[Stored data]
** begin **

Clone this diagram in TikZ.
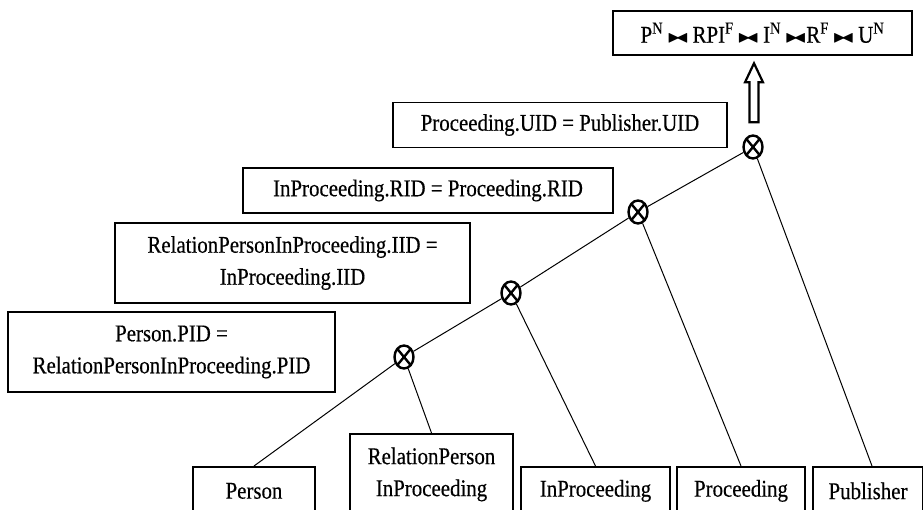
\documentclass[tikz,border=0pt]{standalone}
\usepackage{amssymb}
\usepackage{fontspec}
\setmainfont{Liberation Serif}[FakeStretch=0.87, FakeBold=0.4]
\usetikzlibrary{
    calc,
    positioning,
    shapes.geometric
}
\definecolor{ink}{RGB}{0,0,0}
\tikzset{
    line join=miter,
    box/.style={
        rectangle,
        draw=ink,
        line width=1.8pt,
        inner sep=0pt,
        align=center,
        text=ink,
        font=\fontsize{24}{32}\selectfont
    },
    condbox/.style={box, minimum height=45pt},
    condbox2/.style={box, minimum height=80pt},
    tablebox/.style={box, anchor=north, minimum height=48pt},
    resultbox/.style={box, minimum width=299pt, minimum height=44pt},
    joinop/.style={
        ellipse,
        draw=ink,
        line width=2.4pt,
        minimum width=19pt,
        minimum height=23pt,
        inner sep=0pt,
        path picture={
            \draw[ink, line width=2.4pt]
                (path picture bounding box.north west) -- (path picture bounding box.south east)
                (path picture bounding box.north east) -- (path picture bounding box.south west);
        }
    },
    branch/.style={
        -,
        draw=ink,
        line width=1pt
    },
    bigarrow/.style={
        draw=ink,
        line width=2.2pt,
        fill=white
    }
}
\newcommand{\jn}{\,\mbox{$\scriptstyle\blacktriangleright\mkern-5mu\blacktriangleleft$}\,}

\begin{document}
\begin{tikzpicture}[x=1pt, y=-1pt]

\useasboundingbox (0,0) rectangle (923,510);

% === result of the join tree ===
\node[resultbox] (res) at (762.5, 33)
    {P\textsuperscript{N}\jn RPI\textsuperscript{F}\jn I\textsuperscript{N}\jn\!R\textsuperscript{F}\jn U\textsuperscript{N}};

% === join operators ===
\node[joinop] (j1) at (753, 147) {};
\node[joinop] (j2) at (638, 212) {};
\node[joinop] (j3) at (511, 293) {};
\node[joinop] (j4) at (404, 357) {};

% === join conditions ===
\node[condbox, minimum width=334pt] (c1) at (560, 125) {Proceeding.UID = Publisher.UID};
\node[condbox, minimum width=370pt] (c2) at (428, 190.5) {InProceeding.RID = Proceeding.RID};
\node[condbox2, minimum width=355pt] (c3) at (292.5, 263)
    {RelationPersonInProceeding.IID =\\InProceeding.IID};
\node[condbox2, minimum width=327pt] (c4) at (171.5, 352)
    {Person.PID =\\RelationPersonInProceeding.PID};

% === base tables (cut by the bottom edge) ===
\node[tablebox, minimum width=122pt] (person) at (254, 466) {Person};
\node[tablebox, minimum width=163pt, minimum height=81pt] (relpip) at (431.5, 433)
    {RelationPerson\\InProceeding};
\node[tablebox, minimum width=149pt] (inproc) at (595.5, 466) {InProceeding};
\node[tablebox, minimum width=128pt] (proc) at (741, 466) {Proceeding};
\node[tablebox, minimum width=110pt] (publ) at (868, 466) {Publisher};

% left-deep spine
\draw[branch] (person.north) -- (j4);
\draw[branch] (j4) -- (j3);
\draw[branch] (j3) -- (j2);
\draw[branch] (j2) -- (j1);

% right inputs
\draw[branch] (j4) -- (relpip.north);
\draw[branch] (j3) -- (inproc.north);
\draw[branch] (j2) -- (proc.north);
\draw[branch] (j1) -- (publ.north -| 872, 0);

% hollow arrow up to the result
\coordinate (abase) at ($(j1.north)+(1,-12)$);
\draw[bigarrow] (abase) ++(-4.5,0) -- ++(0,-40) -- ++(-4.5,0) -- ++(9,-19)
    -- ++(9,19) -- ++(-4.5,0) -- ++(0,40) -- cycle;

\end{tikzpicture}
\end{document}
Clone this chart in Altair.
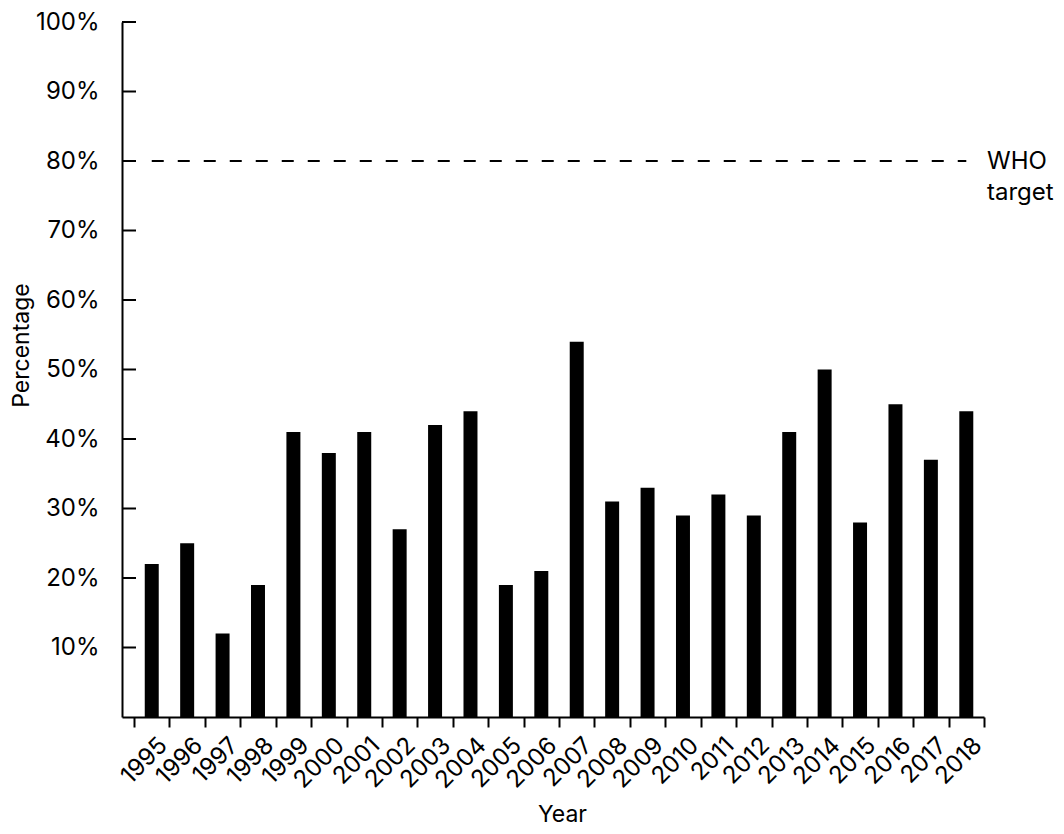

** end **

Retype the data above exactly; pictures are not part of the copy.

Clone this diagram in TikZ.
\documentclass[tikz,border=0pt]{standalone}
\usepackage{amssymb}
\usepackage{fontspec}
\setmainfont{Liberation Serif}[FakeStretch=0.87, FakeBold=0.4]
\usetikzlibrary{
    calc,
    positioning,
    shapes.geometric
}
\definecolor{ink}{RGB}{0,0,0}
\tikzset{
    line join=miter,
    box/.style={
        rectangle,
        draw=ink,
        line width=1.8pt,
        inner sep=0pt,
        align=center,
        text=ink,
        font=\fontsize{24}{32}\selectfont
    },
    condbox/.style={box, minimum height=45pt},
    condbox2/.style={box, minimum height=80pt},
    tablebox/.style={box, anchor=north, minimum height=48pt},
    resultbox/.style={box, minimum width=299pt, minimum height=44pt},
    joinop/.style={
        ellipse,
        draw=ink,
        line width=2.4pt,
        minimum width=19pt,
        minimum height=23pt,
        inner sep=0pt,
        path picture={
            \draw[ink, line width=2.4pt]
                (path picture bounding box.north west) -- (path picture bounding box.south east)
                (path picture bounding box.north east) -- (path picture bounding box.south west);
        }
    },
    branch/.style={
        -,
        draw=ink,
        line width=1pt
    },
    bigarrow/.style={
        draw=ink,
        line width=2.2pt,
        fill=white
    }
}
\newcommand{\jn}{\,\mbox{$\scriptstyle\blacktriangleright\mkern-5mu\blacktriangleleft$}\,}

\begin{document}
\begin{tikzpicture}[x=1pt, y=-1pt]

\useasboundingbox (0,0) rectangle (923,510);

% === result of the join tree ===
\node[resultbox] (res) at (762.5, 33)
    {P\textsuperscript{N}\jn RPI\textsuperscript{F}\jn I\textsuperscript{N}\jn\!R\textsuperscript{F}\jn U\textsuperscript{N}};

% === join operators ===
\node[joinop] (j1) at (753, 147) {};
\node[joinop] (j2) at (638, 212) {};
\node[joinop] (j3) at (511, 293) {};
\node[joinop] (j4) at (404, 357) {};

% === join conditions ===
\node[condbox, minimum width=334pt] (c1) at (560, 125) {Proceeding.UID = Publisher.UID};
\node[condbox, minimum width=370pt] (c2) at (428, 190.5) {InProceeding.RID = Proceeding.RID};
\node[condbox2, minimum width=355pt] (c3) at (292.5, 263)
    {RelationPersonInProceeding.IID =\\InProceeding.IID};
\node[condbox2, minimum width=327pt] (c4) at (171.5, 352)
    {Person.PID =\\RelationPersonInProceeding.PID};

% === base tables (cut by the bottom edge) ===
\node[tablebox, minimum width=122pt] (person) at (254, 466) {Person};
\node[tablebox, minimum width=163pt, minimum height=81pt] (relpip) at (431.5, 433)
    {RelationPerson\\InProceeding};
\node[tablebox, minimum width=149pt] (inproc) at (595.5, 466) {InProceeding};
\node[tablebox, minimum width=128pt] (proc) at (741, 466) {Proceeding};
\node[tablebox, minimum width=110pt] (publ) at (868, 466) {Publisher};

% left-deep spine
\draw[branch] (person.north) -- (j4);
\draw[branch] (j4) -- (j3);
\draw[branch] (j3) -- (j2);
\draw[branch] (j2) -- (j1);

% right inputs
\draw[branch] (j4) -- (relpip.north);
\draw[branch] (j3) -- (inproc.north);
\draw[branch] (j2) -- (proc.north);
\draw[branch] (j1) -- (publ.north -| 872, 0);

% hollow arrow up to the result
\coordinate (abase) at ($(j1.north)+(1,-12)$);
\draw[bigarrow] (abase) ++(-4.5,0) -- ++(0,-40) -- ++(-4.5,0) -- ++(9,-19)
    -- ++(9,19) -- ++(-4.5,0) -- ++(0,40) -- cycle;

\end{tikzpicture}
\end{document}
Clone this chart in Altair.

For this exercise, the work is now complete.